The European Commission “largely ignored” creators and copyright owners when producing official guidance on the copyright and transparency obligations contained in the EU AI Act. Officials instead chose to implement the new AI regulations in a way that “solely benefits” the AI companies that “continuously infringe copyright and related rights to build their models”.
That is according to a consortium of organisations representing creators and rightsholders from across the music, media, film, TV, books and visual art sectors, including music industry groups AEPO-ARTIS, BIEM, CISAC, ECSA, FIM, GESAC, IAO, ICMP, IFPI, IMPALA and IMPF.
With the way the EU AI Act is currently being implemented - those organisations say in an open letter - the “thriving” cultural, creative and copyright sectors that “contribute nearly 7% of EU GDP” and “provide employment for nearly 17 million professionals” are “being sold out” in favour of AI companies. As a result, the organisations call for the Commission to rethink its entire approach.
The European Union’s wide-ranging AI Act says that companies exploiting existing content to train generative AI models that are made available in Europe should comply with European copyright laws and be transparent about what existing works have been used.

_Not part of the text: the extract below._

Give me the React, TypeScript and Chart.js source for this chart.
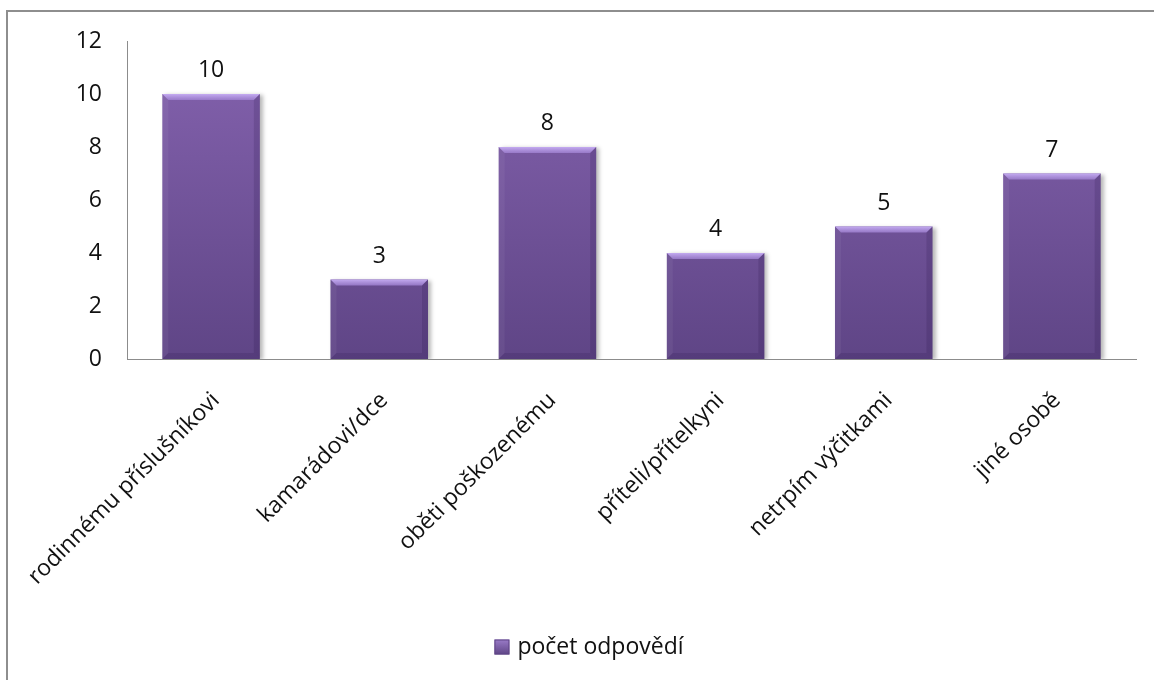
import React, { useEffect, useRef } from "react";
import { Chart, registerables } from "chart.js";

Chart.register(...registerables);

const categories = [
  "rodinnému příslušníkovi",
  "kamarádovi/dce",
  "oběti poškozenému",
  "příteli/přítelkyni",
  "netrpím výčitkami",
  "jiné osobě",
];
const values = [10, 3, 8, 4, 5, 7];
const seriesName = "počet odpovědí";
const yTicks = [0, 2, 4, 6, 8, 10, 12];

const FONT = "'Open Sans', 'DejaVu Sans', sans-serif";

const shadowPlugin = {
  id: "barShadow",
  beforeDatasetsDraw(chart: any) {
    const ctx = chart.ctx;
    ctx.save();
    ctx.shadowColor = "rgba(0,0,0,0.28)";
    ctx.shadowBlur = 4;
    ctx.shadowOffsetX = 3;
    ctx.shadowOffsetY = 1;
  },
  afterDatasetsDraw(chart: any) {
    const ctx = chart.ctx;
    ctx.restore();
    const meta = chart.getDatasetMeta(0);
    meta.data.forEach((bar: any, i: number) => {
      const p = bar.getProps(["x", "y", "base", "width"], true);
      const l = p.x - p.width / 2;
      const r = p.x + p.width / 2;
      const t = p.y;
      const bt = p.base;
      const b = 6;
      ctx.save();
      ctx.beginPath();
      ctx.moveTo(l, t);
      ctx.lineTo(r, t);
      ctx.lineTo(r - b, t + b);
      ctx.lineTo(l + b, t + b);
      ctx.closePath();
      const tg = ctx.createLinearGradient(0, t, 0, t + b);
      tg.addColorStop(0, "rgba(200,175,245,0.95)");
      tg.addColorStop(1, "rgba(160,130,210,0.8)");
      ctx.fillStyle = tg;
      ctx.fill();
      ctx.beginPath();
      ctx.moveTo(l, t);
      ctx.lineTo(l + b, t + b);
      ctx.lineTo(l + b, bt - b);
      ctx.lineTo(l, bt);
      ctx.closePath();
      ctx.fillStyle = "rgba(255,255,255,0.05)";
      ctx.fill();
      ctx.beginPath();
      ctx.moveTo(r, t);
      ctx.lineTo(r - b, t + b);
      ctx.lineTo(r - b, bt - b);
      ctx.lineTo(r, bt);
      ctx.closePath();
      ctx.fillStyle = "rgba(30,10,60,0.16)";
      ctx.fill();
      ctx.beginPath();
      ctx.moveTo(l, bt);
      ctx.lineTo(l + b, bt - b);
      ctx.lineTo(r - b, bt - b);
      ctx.lineTo(r, bt);
      ctx.closePath();
      ctx.fillStyle = "rgba(30,10,60,0.14)";
      ctx.fill();
      ctx.restore();
      ctx.save();
      ctx.font = `23px ${FONT}`;
      ctx.fillStyle = "#111";
      ctx.textAlign = "center";
      ctx.textBaseline = "alphabetic";
      ctx.fillText(String(values[i]), p.x, t - 17);
      ctx.restore();
    });
  },
};

const legendPlugin = {
  id: "customLegend",
  afterDraw(chart: any) {
    const ctx = chart.ctx;
    ctx.save();
    ctx.font = `23px ${FONT}`;
    const tw = ctx.measureText(seriesName).width;
    const box = 15;
    const gap = 8;
    const total = box + gap + tw;
    const cx = (chart.width + 24) / 2;
    const cy = chart.height - 33;
    const x0 = cx - total / 2;
    const g = ctx.createLinearGradient(0, cy - box / 2, 0, cy + box / 2);
    g.addColorStop(0, "#9a7bc8");
    g.addColorStop(1, "#5f4586");
    ctx.fillStyle = g;
    ctx.fillRect(x0, cy - box / 2, box, box);
    ctx.strokeStyle = "#5f4586";
    ctx.lineWidth = 1;
    ctx.strokeRect(x0 + 0.5, cy - box / 2 + 0.5, box - 1, box - 1);
    ctx.fillStyle = "#111";
    ctx.textAlign = "left";
    ctx.textBaseline = "middle";
    ctx.fillText(seriesName, x0 + box + gap, cy);
    ctx.restore();
  },
};

export default function App() {
  const ref = useRef<HTMLCanvasElement | null>(null);
  useEffect(() => {
    if (!ref.current) return;
    const chart = new Chart(ref.current, {
      type: "bar",
      data: {
        labels: categories,
        datasets: [
          {
            label: seriesName,
            data: values,
            backgroundColor: (c: any) => {
              const ch = c.chart;
              const area = ch.chartArea;
              if (!area) return "#7a5da3";
              const g = ch.ctx.createLinearGradient(0, area.top, 0, area.bottom);
              g.addColorStop(0, "#8563af");
              g.addColorStop(1, "#5f4586");
              return g;
            },
            borderWidth: 0,
            categoryPercentage: 1,
            barPercentage: 0.58,
          },
        ],
      },
      options: {
        responsive: false,
        animation: false,
        layout: { padding: { top: 41, left: 0, right: 18, bottom: 50 } },
        plugins: {
          tooltip: { enabled: false },
          legend: { display: false },
        },
        scales: {
          x: {
            grid: { display: false, drawTicks: false },
            border: { display: true, color: "#8c8c8c", width: 1 },
            ticks: {
              autoSkip: false,
              maxRotation: 45,
              minRotation: 45,
              padding: 28,
              labelOffset: 5,
              color: "#111",
              font: { family: FONT, size: 23 },
            },
            afterFit: (s: any) => {
              s.height = 271;
              s.paddingLeft = 0;
              s.paddingRight = 0;
            },
          },
          y: {
            min: 0,
            max: 12,
            grid: { display: false, drawTicks: false },
            border: { display: true, color: "#8c8c8c", width: 1 },
            ticks: {
              stepSize: 2,
              padding: 25,
              color: "#111",
              font: { family: FONT, size: 23 },
              callback: (v: any) => (yTicks.includes(Number(v)) ? String(v) : ""),
            },
            afterFit: (s: any) => {
              s.width = 127;
              s.paddingTop = 0;
              s.paddingBottom = 0;
            },
          },
        },
      },
      plugins: [shadowPlugin, legendPlugin],
    });
    return () => chart.destroy();
  }, []);

  return (
    <div
      style={{
        position: "fixed",
        left: 0,
        top: 0,
        width: 1154,
        height: 680,
        overflow: "hidden",
        background: "#fff",
      }}
    >
      <canvas ref={ref} width={1154} height={680} style={{ position: "absolute", left: 0, top: 0 }} />
      <div
        style={{
          position: "absolute",
          left: 6,
          top: 10,
          width: 1200,
          height: 700,
          borderTop: "2px solid #8e8e8e",
          borderLeft: "2px solid #8e8e8e",
          pointerEvents: "none",
        }}
      />
    </div>
  );
}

Those obligations become active next month and, ahead of that, the Commission has published three documents setting out how AI companies should go about complying with the act.
That includes a code of practice, a set of guidelines and a template for disclosing information about training data. Those documents were informed by a consultation involving both rightsholders and AI companies, but throughout that process the rightsholders said they felt the views of the AI companies were being prioritised.
The new open letter states, “despite the extensive, highly detailed and good-faith engagements by rightsholder communities throughout this process, the final outcomes fail to address the core concerns which our sectors have consistently raised”.
Those outcomes are “not a balanced compromise” and fail to “deliver on the promise of the EU AI Act”, making the whole enterprise “a missed opportunity to provide meaningful protection of intellectual property rights in the context of GenAI”.
For creators and rightsholders, the key element of the EU AI Act was article 53, which set out the copyright and transparency obligations. When it came to preparing the code, guidelines and template, the letter says, the “primary beneficiaries” of that article - ie creators and rightsholders - were “largely ignored”.
“We strongly reject any claim that the code of practice strikes a fair and workable balance or that the template will deliver ‘sufficient’ transparency about the majority of copyright works or other subject matter used to train GenAI models”, the letter says. “This is simply untrue and is a betrayal of the EU AI Act’s objectives”.
With all that in mind, the letter calls on the Commission “to revisit the implementation package and enforce article 53 in a meaningful way”, while asking the European Parliament and individual EU member states to “challenge the unsatisfactory process of this exercise”.